To be done - Omit the pictures and print exactly the lines of the listing below, starting at the first and ending at the line containing "YAxis, ReferenceLine, Legend".

* start Recorded information *

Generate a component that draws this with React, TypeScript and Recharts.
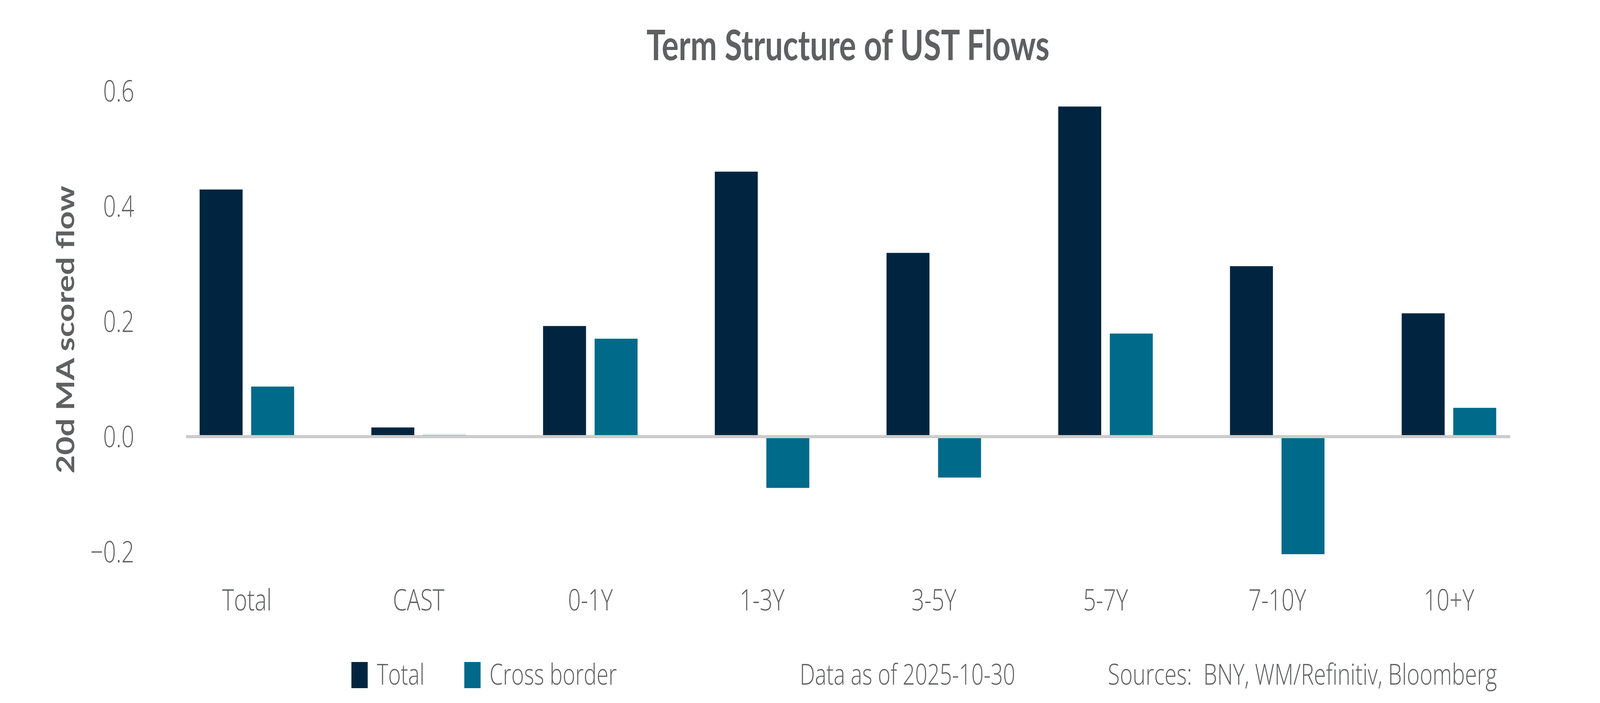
import React from 'react';
import { BarChart, Bar, XAxis, YAxis, ReferenceLine, Legend } from 'recharts';

const categories = ['Total', 'CAST', '0-1Y', '1-3Y', '3-5Y', '5-7Y', '7-10Y', '10+Y'];
const totalValues = [0.429, 0.016, 0.192, 0.46, 0.319, 0.573, 0.296, 0.214];
const crossBorderValues = [0.087, 0.003, 0.17, -0.089, -0.071, 0.179, -0.204, 0.05];
const yTicks = [-0.2, 0, 0.2, 0.4, 0.6];
const seriesNames = ['Total', 'Cross border'];
const title = 'Term Structure of UST Flows';
const yLabel = '20d MA scored flow';
const dataNote = 'Data as of 2025-10-30';
const sourcesNote = 'Sources:\u00a0 BNY, WM/Refinitiv, Bloomberg';

const rows = categories.map((c, i) => ({
  category: c,
  total: totalValues[i],
  cross: crossBorderValues[i],
}));

const DESIGN_W = 5400;
const DESIGN_H = 1800;
const VIEW_W = 4096; // the browser viewport is capped at 4096px wide
const SX = VIEW_W / DESIGN_W;

const DARK = '#012540';
const TEAL = '#006a8a';
const GRAY = '#5f6062';
const FONT = '"Open Sans", Lato, sans-serif';
const TITLE_FONT = 'Lato, "Open Sans", sans-serif';

const LEGEND_TOP = 1660;
const LEGEND_H = 130;

const fmtY = (v: number) => (v < 0 ? '\u2212' + Math.abs(v).toFixed(1) : v.toFixed(1));

const LegendContent = (props: any) => {
  const payload = props.payload || [];
  const sq = [1186, 1567];
  const tx = [1272, 1652];
  return (
    <svg width={DESIGN_W} height={LEGEND_H} style={{ display: 'block' }}>
      {payload.map((p: any, k: number) => {
        const i = Math.max(0, seriesNames.indexOf(p.value));
        return (
          <g key={k}>
            <rect x={sq[i]} y={35} width={55} height={67} fill={p.color} />
            <text x={tx[i]} y={93} fill={GRAY} fontSize={73} fontWeight={300} fontFamily={FONT}>
              {p.value}
            </text>
          </g>
        );
      })}
      <text x={2699} y={93} fill={GRAY} fontSize={73} fontWeight={300} fontFamily={FONT}>
        {dataNote}
      </text>
      <text x={3739} y={93} fill={GRAY} fontSize={74} fontWeight={300} fontFamily={FONT}>
        {sourcesNote}
      </text>
    </svg>
  );
};

export default function App() {
  return (
    <div style={{ position: 'relative', margin: -8, width: VIEW_W, height: DESIGN_H, overflow: 'hidden', background: '#fff' }}>
      <div
        style={{
          position: 'absolute',
          left: 0,
          top: 0,
          width: DESIGN_W,
          height: DESIGN_H,
          transform: `scale(${SX}, 1)`,
          transformOrigin: '0 0',
          background: '#fff',
        }}
      >
        <BarChart
          width={DESIGN_W}
          height={DESIGN_H}
          data={rows}
          margin={{ top: 233, right: 303, bottom: 162.25, left: 228 }}
          barSize={145}
          barGap={29}
        >
          <XAxis
            dataKey="category"
            axisLine={false}
            tickLine={false}
            tickSize={0}
            tickMargin={81}
            height={80}
            interval={0}
            padding={{ left: -84.3, right: -83.3 }}
            tick={{ fill: GRAY, fontSize: 76, fontWeight: 300, fontFamily: FONT }}
          />
          <YAxis
            type="number"
            domain={[-0.21, 0.6]}
            ticks={yTicks}
            tickFormatter={fmtY}
            axisLine={false}
            tickLine={false}
            tickSize={0}
            tickMargin={175}
            width={400}
            tick={{ fill: GRAY, fontSize: 76, fontWeight: 300, fontFamily: FONT }}
          />
          <Bar dataKey="total" name={seriesNames[0]} fill={DARK} isAnimationActive={false} />
          <Bar dataKey="cross" name={seriesNames[1]} fill={TEAL} isAnimationActive={false} />
          <ReferenceLine y={0} stroke="#cccccc" strokeWidth={8} />
          <Legend
            verticalAlign="bottom"
            content={LegendContent}
            wrapperStyle={{ left: 0, top: LEGEND_TOP, bottom: 'auto', width: DESIGN_W, height: LEGEND_H }}
          />
        </BarChart>
        <svg
          width={DESIGN_W}
          height={DESIGN_H}
          style={{ position: 'absolute', left: 0, top: 0, pointerEvents: 'none' }}
        >
          <text x={2862} y={154} textAnchor="middle" fill={GRAY} fontSize={107} fontWeight={700} fontFamily={TITLE_FONT}>
            {title}
          </text>
          <text
            transform="translate(250,844) rotate(-90)"
            textAnchor="middle"
            fill={GRAY}
            fontSize={82}
            fontWeight={700}
            fontFamily={TITLE_FONT}
          >
            {yLabel}
          </text>
        </svg>
      </div>
    </div>
  );
}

* end Recorded information *

Output of the task -
Generate a component that draws this with React, TypeScript and Recharts.
import React from 'react';
import { BarChart, Bar, XAxis, YAxis, ReferenceLine, Legend } from 'recharts';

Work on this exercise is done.